Innovative Process Strategies in PBF-LB/M
Nowadays, the exposure in laser-based powder bed fusion of metals (PBF-LB/M) is conducted vector-based with Gaussian intensity distribution and spot sizes in the range of 40 µm - 120 µm. In the research field “Innovative Process Strategies in PBF-LB/M“ state-of-the-art exposure is extended by strategies with spatial and temporally shaped laser radiation.
Aim
The investigations in the research field “Innovative Process Strategies in PBF-LB/M” pursue different goals with regard to the process itself and the resulting component properties:
- Increased process reproducibility by reduced process dynamics
- Increased process productivity or rather process speed
- Support-free build process and high surface qualities as well as geometrical accuracy
- Tailored component properties
Reaching these often contradictory goals with state-of-the-art exposure strategies is challenging.

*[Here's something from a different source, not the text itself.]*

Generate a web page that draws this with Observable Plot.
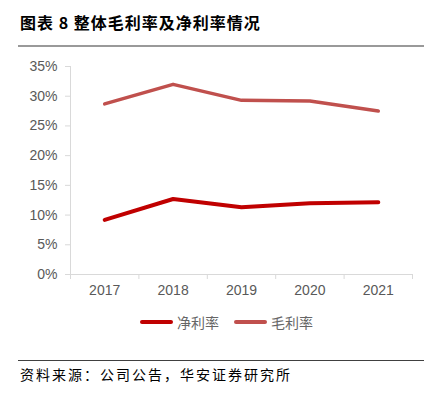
<!DOCTYPE html>
<html><head><meta charset="utf-8">
<script src="https://cdn.jsdelivr.net/npm/d3@7"></script>
<script src="https://cdn.jsdelivr.net/npm/@observablehq/plot@0.6"></script>
<style>
body{margin:0;background:#fff;width:424px;height:397px;position:relative;overflow:hidden;font-family:"Noto Sans CJK SC","Noto Sans",sans-serif;}
#title{position:absolute;left:20px;top:10px;font-size:16px;font-weight:bold;color:#000;letter-spacing:1px;}
#tline{position:absolute;left:18px;top:45px;width:406px;height:2px;background:#999;}
#chart{position:absolute;left:0;top:50px;}
#legend{position:absolute;left:140px;top:312px;font-size:14px;color:#666;display:flex;align-items:center;}
.sw{display:inline-block;width:33px;height:4px;border-radius:2px;margin-right:4px;}
.item{display:flex;align-items:center;margin-right:15px;}
#fline{position:absolute;left:18px;top:360px;width:406px;height:1px;background:#404040;}
#source{position:absolute;left:20px;top:364px;font-size:14px;color:#000;letter-spacing:2px;}
</style></head>
<body>
<div id="title">图表 8 整体毛利率及净利率情况</div>
<div id="tline"></div>
<div id="chart"></div>
<div id="legend"></div>
<div id="fline"></div>
<div id="source">资料来源：公司公告，华安证券研究所</div>
<script>
const years = [2017, 2018, 2019, 2020, 2021];
const netMargin = [0.092, 0.127, 0.113, 0.120, 0.1215];
const grossMargin = [0.287, 0.320, 0.293, 0.292, 0.275];
const seriesNames = ["净利率", "毛利率"];
const seriesColors = ["#C00000", "#C0504D"];
const seriesWidths = [4, 3.5];
const yTicks = [0, 0.05, 0.10, 0.15, 0.20, 0.25, 0.30, 0.35];

const net = years.map((y, i) => ({year: y, value: netMargin[i]}));
const gross = years.map((y, i) => ({year: y, value: grossMargin[i]}));
const boundaries = d3.range(years[0] - 0.5, years[years.length - 1] + 1, 1);

const plot = Plot.plot({
  width: 424, height: 260,
  marginLeft: 70, marginRight: 12, marginTop: 16, marginBottom: 36,
  style: {fontFamily: "'Liberation Sans', Arial, sans-serif", fontSize: "14px", color: "#595959", background: "transparent"},
  x: {domain: [years[0] - 0.5, years[years.length - 1] + 0.5]},
  y: {domain: [0, 0.35]},
  marks: [
    Plot.ruleY([0], {stroke: "#d9d9d9", strokeWidth: 1}),
    Plot.ruleX([boundaries[0]], {stroke: "#d9d9d9", strokeWidth: 1}),
    Plot.axisY({ticks: yTicks, tickFormat: d3.format(".0%"), tickSize: 5, tickPadding: 8, stroke: "#d9d9d9", fill: "#595959", label: null}),
    Plot.axisX({ticks: boundaries, tickFormat: () => "", tickSize: 5, stroke: "#d9d9d9", label: null}),
    Plot.axisX({ticks: years, tickFormat: d3.format("d"), tickSize: 0, tickPadding: 11, fill: "#595959", label: null}),
    Plot.line(gross, {x: "year", y: "value", stroke: seriesColors[1], strokeWidth: seriesWidths[1], strokeLinecap: "round", strokeLinejoin: "round"}),
    Plot.line(net, {x: "year", y: "value", stroke: seriesColors[0], strokeWidth: seriesWidths[0], strokeLinecap: "round", strokeLinejoin: "round"})
  ]
});
document.getElementById("chart").appendChild(plot);

const legend = document.getElementById("legend");
seriesNames.forEach((n, i) => {
  const it = document.createElement("div");
  it.className = "item";
  it.innerHTML = `<span class="sw" style="background:${seriesColors[i]}"></span><span>${n}</span>`;
  legend.appendChild(it);
});
</script>
</body></html>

New innovative exposure strategies are needed. Investigating the influence of these novel strategies on the PBF-LB/M process and the resulting component properties is essential for the industrialization and establishment of additive manufacturing as a robust and economical manufacturing process.
Methodology
To achieve the goals mentioned above and to extend and tailor the PBF-LB/M as desired, both temporally and spatially shaped laser radiation in the PBF-LB/M process is investigated by the following methods:
- pulsed exposure strategies
- alternative beam profiles with variable spot sizes
Both types of process adaptation also influence the cooling and solidification conditions and thus the formation and expression of the resulting microstructure and component properties.
Vision
By the consistent analysis of temporally and spatially shaped laser radiation, the fundamental process insight of the PBF-LB/M is enhanced and process-structure-property relations for new exposure concepts can be deduced. In this way, it will be possible in the long term to adapt the process and the resulting component properties to different target values. Thus, the process and the properties of the additively manufactured components can then be tailored voxel by voxel.